140–142 Hospital Street is one of a group of houses dating from the 15th and 16th centuries at the end of Hospital Street, which include Churche's Mansion, number 116 and The Rookery (number 125). It is a timber-framed building with a predominantly rendered finish under a tiled roof. It has three bays to the main front face and two storeys with attics. An 18th-century extension on the east (left) side is in painted brick and faces onto a passageway; the rear of the building also dates from the 18th century. The upper storey overhangs to form a continuous jetty along the front façade. A common urban design, this was an unusual layout for a Nantwich mansion; other examples had a central hall with flanking wings as, for example, at Churche's Mansion, a few houses up the street. The Hospital Street face was originally close studded, that is, decorated with closely spaced upright timbers, as at the Crown Hotel on the High Street. The timbering was covered in the late 17th century, giving the building its current 17th-century appearance.

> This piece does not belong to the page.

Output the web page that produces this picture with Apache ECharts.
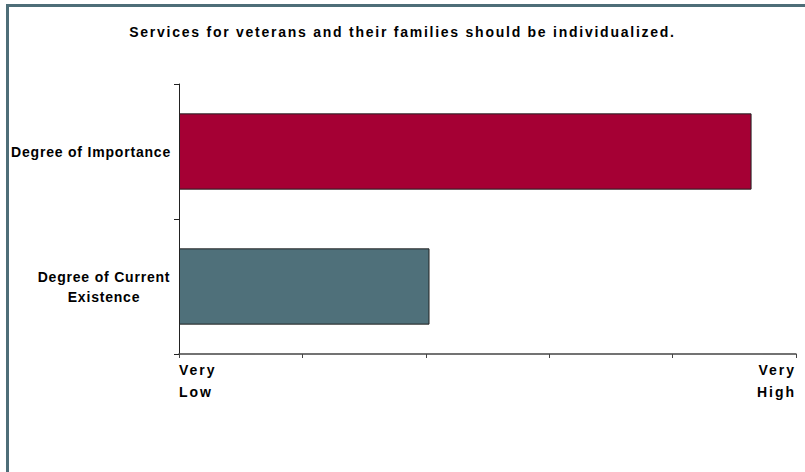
<!DOCTYPE html>
<html>
<head>
<meta charset="utf-8">
<script src="https://cdn.jsdelivr.net/npm/echarts@6/dist/echarts.min.js"></script>
<style>
html,body{margin:0;padding:0;background:#fff;}
#c{width:805px;height:472px;}
</style>
</head>
<body>
<div id="c"></div>
<script>
const titleText = 'Services for veterans and their families should be individualized.';
const categories = ['Degree of Importance', 'Degree of Current\nExistence'];
const values = [4.64, 2.03];
const barColors = ['#a50034', '#4f707a'];
const tickLabels = {0: 'Very\nLow', 5: 'Very\nHigh'};

const chart = echarts.init(document.getElementById('c'), null, {renderer: 'svg'});
const font = 'Liberation Sans, Arial, sans-serif';
chart.setOption({
  backgroundColor: '#ffffff',
  animation: false,
  title: {
    text: titleText,
    left: 'center',
    top: 20,
    padding: [5, 5, 5, 13],
    textStyle: {fontFamily: font, fontSize: 14, fontWeight: 'bold', color: '#000'}
  },
  graphic: [{
    type: 'rect',
    shape: {x: 7.5, y: 5.5, width: 1000, height: 1000},
    style: {fill: 'none', stroke: '#4e6e78', lineWidth: 3},
    silent: true,
    z: -1
  }],
  grid: {left: 179, right: 9, top: 84, bottom: 118, containLabel: false},
  xAxis: {
    type: 'value',
    position: 'bottom',
    min: 0, max: 5, interval: 1,
    axisLine: {show: true, onZero: false, lineStyle: {color: '#444', width: 1.5, type: 'solid', opacity: 1}},
    axisTick: {show: true, length: 4, lineStyle: {color: '#444'}},
    splitLine: {show: false},
    axisLabel: {
      formatter: v => tickLabels[v] || '',
      fontFamily: font, fontSize: 14, fontWeight: 'bold', color: '#000',
      lineHeight: 22, margin: 5,
      alignMinLabel: 'left', alignMaxLabel: 'right',
      showMinLabel: true, showMaxLabel: true
    }
  },
  yAxis: {
    type: 'category',
    inverse: true,
    data: [
      {value: categories[0]},
      {value: categories[1], textStyle: {align: 'center', padding: [0, 134, 0, 0]}}
    ],
    axisLine: {show: true, onZero: false, lineStyle: {color: '#222', width: 1}},
    axisTick: {show: true, length: 5, lineStyle: {color: '#222'}},
    axisLabel: {
      fontFamily: font, fontSize: 14, fontWeight: 'bold', color: '#000',
      lineHeight: 20, margin: 8
    }
  },
  series: [{
    type: 'bar',
    data: values.map((v, i) => ({value: v, itemStyle: {color: barColors[i]}})),
    barCategoryGap: '43.5%',
    itemStyle: {borderColor: '#222', borderWidth: 1}
  }]
});

function applySpacing() {
  const texts = document.querySelectorAll('#c svg text');
  texts.forEach(t => {
    const s = t.textContent.trim();
    let ls = 0.8;
    if (s === titleText) ls = 1.75;
    else if (s === 'Very' || s === 'Low' || s === 'High') ls = 2;
    t.setAttribute('letter-spacing', ls);
  });
}
applySpacing();
chart.on('finished', applySpacing);
setTimeout(applySpacing, 0);
requestAnimationFrame(applySpacing);
</script>
</body>
</html>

The main entrance, in the Gothic style, dates from the late 18th century. Stone steps lead to the door, which is headed by an ogee-arched moulding, with paired quatrefoil decorations above surmounted by a cornice. Nikolaus Pevsner describes the entrance as "pretty". This entrance is flanked by 17th-century casement windows; there are three casement windows on the first floor and three gabled dormer windows with casements, dating from the late 17th century. All the casements have a lattice of small panes, headed by a circular pattern. The three first-floor casements contain old stained glass displaying the Crewe and Mainwaring coats of arms. The main section of the house also has four sash windows to the ground floor, dating from the late 18th century.
The 18th-century east bay has another Gothic-style entrance on the east face, which duplicates the main entrance. It has sash windows to the ground and first floors, on both the Hospital Street and east faces.